(WORK TO DO) Repeat every line of the listing below exactly, minus the pictures.
========================================================================
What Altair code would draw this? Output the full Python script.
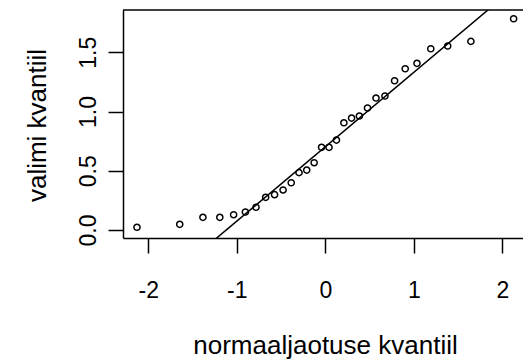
import altair as alt
import pandas as pd

# theoretical normal quantiles (n = 30)
theoretical = [-2.128, -1.645, -1.383, -1.192, -1.036, -0.903, -0.783, -0.674,
               -0.573, -0.477, -0.385, -0.297, -0.210, -0.126, -0.042,
               0.042, 0.126, 0.210, 0.297, 0.385, 0.477, 0.573, 0.674,
               0.783, 0.903, 1.036, 1.192, 1.383, 1.645, 2.128]
# sample quantiles
sample = [0.023, 0.048, 0.107, 0.107, 0.129, 0.152, 0.192, 0.276, 0.298, 0.338,
          0.399, 0.484, 0.506, 0.568, 0.698, 0.698, 0.759, 0.905, 0.945, 0.962,
          1.030, 1.114, 1.131, 1.260, 1.361, 1.407, 1.530, 1.553, 1.592, 1.783]

# reference line (qqline)
line_intercept = 0.703
line_slope = 0.628

x_ticks = [-2, -1, 0, 1, 2]
y_ticks = [0.0, 0.5, 1.0, 1.5]

x_domain = [-2.286, 2.234]
y_domain = [-0.0675, 1.857]

W, H = 400, 228
FONT = "Liberation Sans"
LABEL_SIZE = 23
TITLE_SIZE = 26

pts = pd.DataFrame({"q": theoretical, "s": sample})
line_df = pd.DataFrame({"q": x_domain,
                        "s": [line_intercept + line_slope * v for v in x_domain]})

xscale = alt.Scale(domain=x_domain, nice=False, zero=False)
yscale = alt.Scale(domain=y_domain, nice=False, zero=False)

xaxis = alt.Axis(values=x_ticks, title="normaaljaotuse kvantiil", grid=False,
                 domainColor="black", domainWidth=1.5, tickColor="black",
                 tickWidth=1.5, tickSize=15, labelPadding=44,
                 labelBaseline="alphabetic", labelFont=FONT, labelFontSize=LABEL_SIZE,
                 labelColor="black", labelFlush=False, labelOverlap=False,
                 labelExpr="'' + datum.value",
                 titleFont=FONT, titleFontSize=TITLE_SIZE, titleFontWeight="normal",
                 titleColor="black", titleBaseline="alphabetic", titleY=115,
                 titleX=W / 2 + 2, titleAlign="center")
yaxis = alt.Axis(values=y_ticks, title="valimi kvantiil", grid=False,
                 domainColor="black", domainWidth=1.5, tickColor="black",
                 tickWidth=1.5, tickSize=15, labelPadding=13, labelAngle=270,
                 labelAlign="center", labelBaseline="alphabetic",
                 labelFont=FONT, labelFontSize=LABEL_SIZE, labelColor="black",
                 labelFlush=False, labelOverlap=False, format=".1f",
                 titleFont=FONT, titleFontSize=TITLE_SIZE, titleFontWeight="normal",
                 titleColor="black", titleAngle=270, titleBaseline="alphabetic",
                 titleX=-78, titleY=H / 2 + 1, titleAlign="center")

points = alt.Chart(pts).mark_point(filled=False, color="black", size=38,
                                   strokeWidth=1.5, opacity=1).encode(
    x=alt.X("q:Q", scale=xscale, axis=xaxis),
    y=alt.Y("s:Q", scale=yscale, axis=yaxis),
)

ref = alt.Chart(line_df).mark_line(color="black", strokeWidth=1.5, clip=True).encode(
    x=alt.X("q:Q", scale=xscale),
    y=alt.Y("s:Q", scale=yscale),
)

top_border = alt.Chart(pd.DataFrame({"a": [0]})).mark_rule(
    color="black", strokeWidth=1.5).encode(
    x=alt.value(0), x2=alt.value(W), y=alt.value(0)
)

chart = alt.layer(points, ref, top_border).properties(
    width=W, height=H,
    autosize=alt.AutoSizeParams(type="none"),
    padding={"left": 123, "top": 10, "right": 0, "bottom": 125},
    background="white",
).configure_view(stroke=None)

chart.save("out.html", embed_options={"renderer": "svg", "actions": False})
========================================================================
(SOLUTION FOR THIS TASK)
What Altair code would draw this? Output the full Python script.
import altair as alt
import pandas as pd

# theoretical normal quantiles (n = 30)
theoretical = [-2.128, -1.645, -1.383, -1.192, -1.036, -0.903, -0.783, -0.674,
               -0.573, -0.477, -0.385, -0.297, -0.210, -0.126, -0.042,
               0.042, 0.126, 0.210, 0.297, 0.385, 0.477, 0.573, 0.674,
               0.783, 0.903, 1.036, 1.192, 1.383, 1.645, 2.128]
# sample quantiles
sample = [0.023, 0.048, 0.107, 0.107, 0.129, 0.152, 0.192, 0.276, 0.298, 0.338,
          0.399, 0.484, 0.506, 0.568, 0.698, 0.698, 0.759, 0.905, 0.945, 0.962,
          1.030, 1.114, 1.131, 1.260, 1.361, 1.407, 1.530, 1.553, 1.592, 1.783]

# reference line (qqline)
line_intercept = 0.703
line_slope = 0.628

x_ticks = [-2, -1, 0, 1, 2]
y_ticks = [0.0, 0.5, 1.0, 1.5]

x_domain = [-2.286, 2.234]
y_domain = [-0.0675, 1.857]

W, H = 400, 228
FONT = "Liberation Sans"
LABEL_SIZE = 23
TITLE_SIZE = 26

pts = pd.DataFrame({"q": theoretical, "s": sample})
line_df = pd.DataFrame({"q": x_domain,
                        "s": [line_intercept + line_slope * v for v in x_domain]})

xscale = alt.Scale(domain=x_domain, nice=False, zero=False)
yscale = alt.Scale(domain=y_domain, nice=False, zero=False)

xaxis = alt.Axis(values=x_ticks, title="normaaljaotuse kvantiil", grid=False,
                 domainColor="black", domainWidth=1.5, tickColor="black",
                 tickWidth=1.5, tickSize=15, labelPadding=44,
                 labelBaseline="alphabetic", labelFont=FONT, labelFontSize=LABEL_SIZE,
                 labelColor="black", labelFlush=False, labelOverlap=False,
                 labelExpr="'' + datum.value",
                 titleFont=FONT, titleFontSize=TITLE_SIZE, titleFontWeight="normal",
                 titleColor="black", titleBaseline="alphabetic", titleY=115,
                 titleX=W / 2 + 2, titleAlign="center")
yaxis = alt.Axis(values=y_ticks, title="valimi kvantiil", grid=False,
                 domainColor="black", domainWidth=1.5, tickColor="black",
                 tickWidth=1.5, tickSize=15, labelPadding=13, labelAngle=270,
                 labelAlign="center", labelBaseline="alphabetic",
                 labelFont=FONT, labelFontSize=LABEL_SIZE, labelColor="black",
                 labelFlush=False, labelOverlap=False, format=".1f",
                 titleFont=FONT, titleFontSize=TITLE_SIZE, titleFontWeight="normal",
                 titleColor="black", titleAngle=270, titleBaseline="alphabetic",
                 titleX=-78, titleY=H / 2 + 1, titleAlign="center")

points = alt.Chart(pts).mark_point(filled=False, color="black", size=38,
                                   strokeWidth=1.5, opacity=1).encode(
    x=alt.X("q:Q", scale=xscale, axis=xaxis),
    y=alt.Y("s:Q", scale=yscale, axis=yaxis),
)

ref = alt.Chart(line_df).mark_line(color="black", strokeWidth=1.5, clip=True).encode(
    x=alt.X("q:Q", scale=xscale),
    y=alt.Y("s:Q", scale=yscale),
)

top_border = alt.Chart(pd.DataFrame({"a": [0]})).mark_rule(
    color="black", strokeWidth=1.5).encode(
    x=alt.value(0), x2=alt.value(W), y=alt.value(0)
)

chart = alt.layer(points, ref, top_border).properties(
    width=W, height=H,
    autosize=alt.AutoSizeParams(type="none"),
    padding={"left": 123, "top": 10, "right": 0, "bottom": 125},
    background="white",
).configure_view(stroke=None)

chart.save("out.html", embed_options={"renderer": "svg", "actions": False})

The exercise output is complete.